The IOC says world sports leaders have agreed that WADA should oversee the testing of athletes while sanctions would be decided by the Court of Arbitration for Sport.
The International Olympic Committee (IOC) wants to give more power to the World Anti-Doping Agency (WADA) in the fight against drug-cheating by athletes, it said on Saturday.
The IOC said it was agreed at a meeting of world sports leaders that WADA should oversee the testing of athletes while sanctions would be decided by the Court of Arbitration for Sport (CAS).
Testing is currently conducted by either national anti-doping agencies or international sports federations, who also decide sanctions.
WADA's role is mainly a regulatory one which includes compiling the list of banned substances.
The so-called Olympics Summit, held behind closed-doors at a luxury hotel in Lausanne, also proposed that WADA should have more control over national anti-doping agencies, and should supervise national anti-doping programmes.
"WADA welcomes all constructive proposals aimed at reinforcing clean sport," its president Craig Reedie said, adding that today's meeting was another stop towards strengthening WADA and the global anti-doping system.
"The recommendations that were put forward today will be considered along with others that we have received from stakeholders on such key topics as: WADA's governance and funding model; consequences for non-compliance; investigations; and testing," Reedie said.
The IOC proposals are likely to be approved at WADA's next meeting in November.
"We are to be given substantial additional authority and substantial additional power, so I am fairly happy with that," Reedie told reporters.
"We have been given powers on compliance and ....we are going to produce a whole range of potential sanctions for different degrees of non-compliance, so that's in our hands and we will do that."

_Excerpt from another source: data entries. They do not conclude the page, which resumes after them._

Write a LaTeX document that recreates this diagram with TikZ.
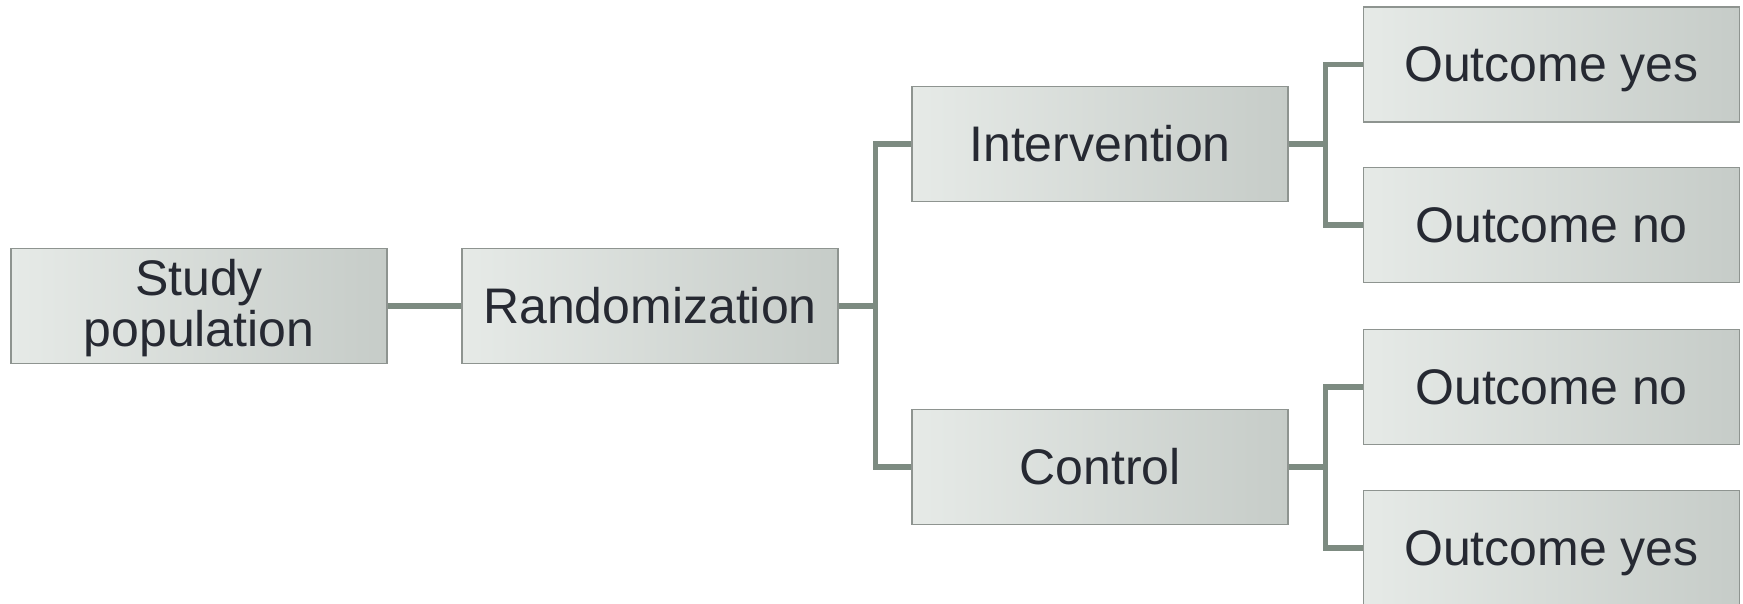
\documentclass[tikz,border=0pt]{standalone}
\usepackage{fontspec}
\setmainfont{Liberation Sans}
\usepackage{tikz}

\definecolor{boxlight}{HTML}{E6EAE7}
\definecolor{boxdark}{HTML}{C6CCC8}
\definecolor{boxrule}{HTML}{8E9490}
\definecolor{linkcol}{HTML}{7D8B81}
\definecolor{textcol}{HTML}{262932}

\begin{document}
\begin{tikzpicture}[x=0.5pt,y=-0.5pt]
\tikzstyle{every node}+=[inner sep=0pt]
\tikzstyle{box}=[draw=boxrule, line width=0.6pt, left color=boxlight, right color=boxdark,
  minimum width=188pt, minimum height=57.5pt, align=center, text=textcol,
  text height=21.8pt, text depth=4.5pt, font=\fontsize{25}{25.5}\selectfont]
\tikzstyle{link}=[draw=linkcol, line width=2.6pt]
\useasboundingbox (0,0) rectangle (1743,604);
% boxes
\node [box, text height=45pt] (study) at (199,306) {Study\\population};
\node [box] (rand) at (650,306) {Randomization};
\node [box] (inter) at (1100,144) {Intervention};
\node [box] (ctrl) at (1100,467) {Control};
\node [box] (iyes) at (1551.5,64.5) {Outcome yes};
\node [box] (ino) at (1551.5,225) {Outcome no};
\node [box] (cno) at (1551.5,387) {Outcome no};
\node [box] (cyes) at (1551.5,548) {Outcome yes};
% connectors
\draw [link] (study) -- (rand);
\draw [link] (rand.east) -- ++(37,0) |- (inter.west);
\draw [link] (rand.east) -- ++(37,0) |- (ctrl.west);
\draw [link] (inter.east) -- ++(37,0) |- (iyes.west);
\draw [link] (inter.east) -- ++(37,0) |- (ino.west);
\draw [link] (ctrl.east) -- ++(37,0) |- (cno.west);
\draw [link] (ctrl.east) -- ++(37,0) |- (cyes.west);
\end{tikzpicture}
\end{document}
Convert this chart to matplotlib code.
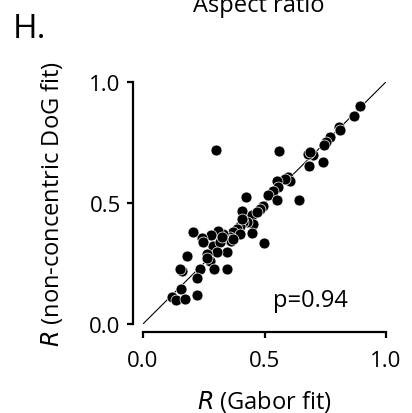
import matplotlib
matplotlib.use("Agg")
import matplotlib.pyplot as plt

plt.rcParams["font.family"] = ["Open Sans", "DejaVu Sans"]

# R values (Gabor fit vs non-concentric DoG fit)
r_gabor = [0.893, 0.870, 0.807, 0.811, 0.770, 0.753, 0.745, 0.742, 0.701, 0.684,
           0.680, 0.687, 0.561, 0.299, 0.595, 0.605, 0.584, 0.550, 0.557, 0.536,
           0.516, 0.550, 0.643, 0.495, 0.481, 0.424, 0.406, 0.447, 0.454, 0.427,
           0.413, 0.447, 0.498, 0.399, 0.385, 0.372, 0.399, 0.358, 0.344, 0.361,
           0.331, 0.310, 0.279, 0.241, 0.204, 0.287, 0.317, 0.344, 0.303, 0.262,
           0.276, 0.265, 0.294, 0.344, 0.235, 0.182, 0.159, 0.152, 0.221, 0.224,
           0.155, 0.118, 0.136, 0.173, 0.406, 0.468, 0.372, 0.324, 0.248]
r_dog = [0.899, 0.858, 0.813, 0.802, 0.771, 0.751, 0.740, 0.668, 0.696, 0.654,
         0.702, 0.709, 0.716, 0.720, 0.606, 0.592, 0.599, 0.592, 0.565, 0.551,
         0.533, 0.510, 0.510, 0.489, 0.475, 0.523, 0.468, 0.448, 0.413, 0.420,
         0.420, 0.376, 0.333, 0.406, 0.393, 0.379, 0.372, 0.358, 0.351, 0.344,
         0.372, 0.386, 0.369, 0.354, 0.379, 0.324, 0.337, 0.296, 0.299, 0.289,
         0.262, 0.273, 0.227, 0.227, 0.227, 0.282, 0.220, 0.227, 0.189, 0.121,
         0.145, 0.110, 0.101, 0.103, 0.434, 0.461, 0.351, 0.358, 0.337]
ticks = [0.0, 0.5, 1.0]
tick_labels = ["0.0", "0.5", "1.0"]

fig = plt.figure(figsize=(4.12, 4.14), dpi=100)
ax = fig.add_axes([0.347, 0.215, 0.590, 0.585])

ax.plot([0, 1], [0, 1], color="black", lw=0.8, zorder=1)
ax.scatter(r_gabor, r_dog, s=62, c="black", edgecolors="white",
           linewidths=0.5, zorder=2, clip_on=False)

ax.set_xlim(0, 1)
ax.set_ylim(0, 1)
ax.set_xticks(ticks)
ax.set_xticklabels(tick_labels)
ax.set_yticks(ticks)
ax.set_yticklabels(tick_labels)

for side in ["top", "right"]:
    ax.spines[side].set_visible(False)
ax.spines["left"].set_position(("outward", 7))
ax.spines["bottom"].set_position(("outward", 6))
ax.spines["left"].set_bounds(0, 1)
ax.spines["bottom"].set_bounds(0, 1)
for side in ["left", "bottom"]:
    ax.spines[side].set_linewidth(1.6)
ax.tick_params(width=1.6, length=4, labelsize=16, color="black")
ax.tick_params(axis="x", pad=9)
ax.tick_params(axis="y", pad=5)

ax.set_xlabel(r"$R$ (Gabor fit)", fontsize=17)
ax.set_ylabel(r"$R$ (non-concentric DoG fit)", fontsize=17)
ax.xaxis.set_label_coords(0.5, -0.265)
ax.yaxis.set_label_coords(-0.32, 0.5)

ax.text(0.687, 0.10, "p=0.94", fontsize=17, ha="center", va="center")

fig.text(0.628, 0.971, "Aspect ratio", fontsize=17, ha="center", va="baseline")
fig.text(0.032, 0.908, "H.", fontsize=24, ha="left", va="baseline")

plt.savefig("out.png", dpi=100)
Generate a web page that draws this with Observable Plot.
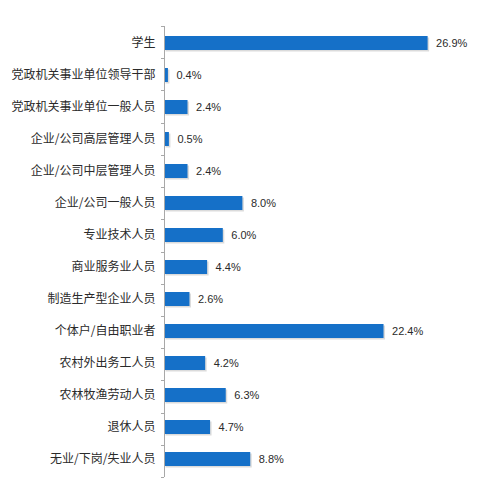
<!DOCTYPE html>
<html>
<head>
<meta charset="utf-8">
<script src="https://cdn.jsdelivr.net/npm/d3@7"></script>
<script src="https://cdn.jsdelivr.net/npm/@observablehq/plot@0.6"></script>
<style>
  html, body { margin: 0; padding: 0; background: #fff; }
  #chart { width: 480px; height: 480px; }
  #chart svg { display: block; }
</style>
</head>
<body>
<div id="chart"></div>
<script>
const categories = [
  "学生",
  "党政机关事业单位领导干部",
  "党政机关事业单位一般人员",
  "企业/公司高层管理人员",
  "企业/公司中层管理人员",
  "企业/公司一般人员",
  "专业技术人员",
  "商业服务业人员",
  "制造生产型企业人员",
  "个体户/自由职业者",
  "农村外出务工人员",
  "农林牧渔劳动人员",
  "退休人员",
  "无业/下岗/失业人员"
];
const values = [26.9, 0.4, 2.4, 0.5, 2.4, 8.0, 6.0, 4.4, 2.6, 22.4, 4.2, 6.3, 4.7, 8.8];

const data = categories.map((c, i) => ({ category: c, value: values[i] }));

const M = { left: 164, right: 22, top: 26, bottom: 3 };

const chart = Plot.plot({
  width: 480,
  height: 480,
  marginLeft: M.left,
  marginRight: M.right,
  marginTop: M.top,
  marginBottom: M.bottom,
  style: { fontFamily: "'Liberation Sans', 'Noto Sans CJK SC', sans-serif", fontSize: "12px", color: "#2a2a2a", background: "transparent" },
  x: { domain: [0, 30], axis: null },
  y: { domain: categories, paddingInner: 0.56, paddingOuter: 0.28, axis: null },
  marks: [
    // bar shadow
    Plot.barX(data, { x: "value", y: "category", fill: "#bdbdbd", fillOpacity: 0.55, dx: 1.5, dy: 1.5 }),
    Plot.barX(data, { x: "value", y: "category", fill: "#1570c8" }),
    Plot.axisY({
      anchor: "left",
      tickSize: 0,
      tickPadding: 9,
      label: null,
      fontSize: 12,
      fill: "#2a2a2a",
      fontFamily: "'Noto Sans CJK SC', sans-serif"
    }),
    Plot.text(data, {
      x: "value",
      y: "category",
      text: d => d.value.toFixed(1) + "%",
      textAnchor: "start",
      dx: 8,
      fontSize: 11,
      fill: "#2a2a2a",
      fontFamily: "'Liberation Sans', Arial, sans-serif"
    }),
    Plot.ruleX([0], { stroke: "#a8a8a8", strokeWidth: 1 }),
    // boundary tick marks between categories on the axis
    () => {
      const g = d3.create("svg:g").attr("stroke", "#a8a8a8");
      const h = 480 - M.top - M.bottom;
      const step = h / categories.length;
      d3.range(categories.length + 1).forEach(i => {
        const y = Math.round(M.top + i * step) + 0.5;
        g.append("line").attr("x1", M.left - 3).attr("x2", M.left).attr("y1", y).attr("y2", y);
      });
      return g.node();
    }
  ]
});
document.getElementById("chart").appendChild(chart);
</script>
</body>
</html>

He said it was hoped to have the new system in place by the 2018 Winter Olympics in Pyeongchang, South Korea.
Relations between the IOC and WADA have been strained since two independent reports commissioned by WADA revealed evidence of widespread, state-sponsored doping in Russia.
The IOC resisted calls for a blanket ban on Russians competing in the Rio Games due to the country's doping record, leaving decisions on individual athletes' participation with their sports federations.
Last month's Paralympics, however, did ban all Russian athletes.
Reedie has complained that WADA's annual budget of around $30 million, funded partly by national governments and partly by the IOC, is not enough and IOC President Thomas Bach agreed that it would now need an increase.
"If these reforms were to be implemented 100 percent, this would mean substantial commitments and a substantial increase in the tasks and responsibilities of WADA," Bach said in a teleconference.
He said that national Olympic committees could divert the money they currently spend on anti-doping to WADA and provide it with personnel, but he did not think that the bill could be passed on to sponsors and broadcasters.
"I do not see this as a solution because I think it is the obligation and the duty of the sport organisations to fight against doping and to protect the clean athletes," he said.
"To have sponsors and broadcasters paying for anti-doping appears to me to be not to be the right way, but indirectly it will happen because our money comes from sponsors and broadcasters."